ザ 語源 第14回 年金(ペンション)
2022.11.11 (金)
年金(ペンション)
11月30日は「年金の日」です。「年金の日」は“国民お一人お一人、「ねんきんネット」等を活用しながら、高齢期の生活設計に思いを巡らしていただく日”として、厚生労働省によって定められました。11月30日は「いい・みらい」の語呂合わせです。
年金は英語で「アニュイティー:annuity」、または「ペンション:pension」といいます。前者の「annuity」はラテン語の「アナス:annus」を語源としています。「annus」は「1年」という意味です。「annus」と同じ語源を持つ単語として「記念日:アニバーサリー:anniversary」、「年次報告書:アニュアルレポート:annual‐report」、「紀元・西暦:アノ ドミニ:anno domini」などがあります。日本語の「年金」は「annuity」を元にその訳語となったと考えられています。

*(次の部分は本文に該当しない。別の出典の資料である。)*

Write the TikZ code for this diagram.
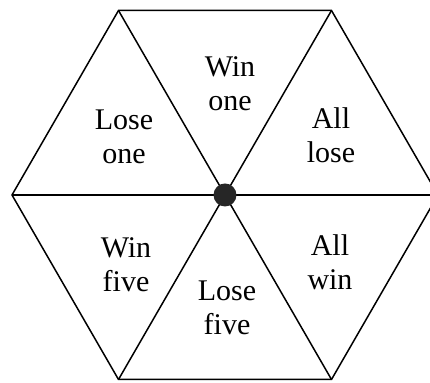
\documentclass[tikz,border=0pt]{standalone}
\usepackage{fontspec}
\setmainfont{Liberation Serif}
\usetikzlibrary{positioning}
\tikzset{
  edge/.style={draw=black, line width=0.75pt, line join=miter},
  hub/.style={circle, fill=black!85, minimum size=11.5pt, inner sep=0pt},
  label/.style={align=center, font=\fontsize{15}{17}\selectfont, inner sep=0pt}
}

\begin{document}
\begin{tikzpicture}[x=0.5pt, y=-0.5pt]
  \clip (0,0) rectangle (430,383);
  % corners of the hexagon
  \coordinate (r) at (438,195);
  \coordinate (tr) at (331.5,10.5);
  \coordinate (tl) at (118.5,10.5);
  \coordinate (l) at (12,195);
  \coordinate (bl) at (118.5,379.5);
  \coordinate (br) at (331.5,379.5);
  \coordinate (o) at (225,195);
  \draw[edge] (r)--(tr)--(tl)--(l)--(bl)--(br)--cycle;
  \foreach \v in {r,tr,tl,l,bl,br}
    \draw[edge] (o)--(\v);
  \node[hub] (hub) at (o) {};
  % sectors
  \node[label] (winone) at (230,84) {Win\\one};
  \node[label] (loseone) at (124,137) {Lose\\one};
  \node[label] (alllose) at (331,135) {All\\lose};
  \node[label] (winfive) at (126,265) {Win\\five};
  \node[label] (allwin) at (330,262) {All\\win};
  \node[label] (losefive) at (227,308) {Lose\\five};
\end{tikzpicture}
\end{document}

次に後者の「pension」の語源を説明します。日本の公的年金である国民年金と厚生年金の積立金の管理・運用を行っている機関を、「年金積立金管理運用独立行政法人:ガバメントペンションインベストメントファンド(Government Pension Investment Fund)」、略して「GPIF(政府年金運用基金)」と呼んでいますので、現在の年金の訳語としては「ペンション」のほうが適しています。
「ペンション:pension」はラテン語の「ペンド:pendo」を語源としています。「pendo」の元々の意味は「吊るす」、「ぶら下げる」です。古代西欧人のお金の支払いは、硬貨をはかりで測って払われたので、「ペンド:pendo」は「吊るす」「ぶら下げる」の他に「支払い」も意味するようになりました。
「pension」と同じ「吊るす」「支払う」という語源を有する単語としては「ペンダント:pendant」、「サスペンダー(ズボン釣り):suspender」、「費用:expense(外に支払うということ)」などがあります。年金は毎年定期的・継続的に給付されるものなので、支払いを意味する「pension」が年金を表すようになったのです。
さて、「ペンション」というと私たち日本人は「洋風の民宿」をイメージするのでないでしょうか。「洋風民宿=ペンション」は、フランス語の「パンシオン」(綴りは英語のpensionと同じ)が元となっています。フランスの年金受給者層の中には、子供が巣立った後の空き部屋を民宿に作り替え、比較的安価な宿代で提供する人もいましたが、これが元となって日本でも洋風の民宿のことを「ペンション」と呼ぶようになったようです。したがって、フランスでは年金も民宿もどちらも「パンシオン」となります。ちなみに英語圏では民宿は「ゲストハウス」となります。
政府は今年5月に「資産所得倍増計画」を発表しましたが、欧州では昔から、年金支給を補完する不動産収益などの「資産所得」を得る社会的な経緯があったのです。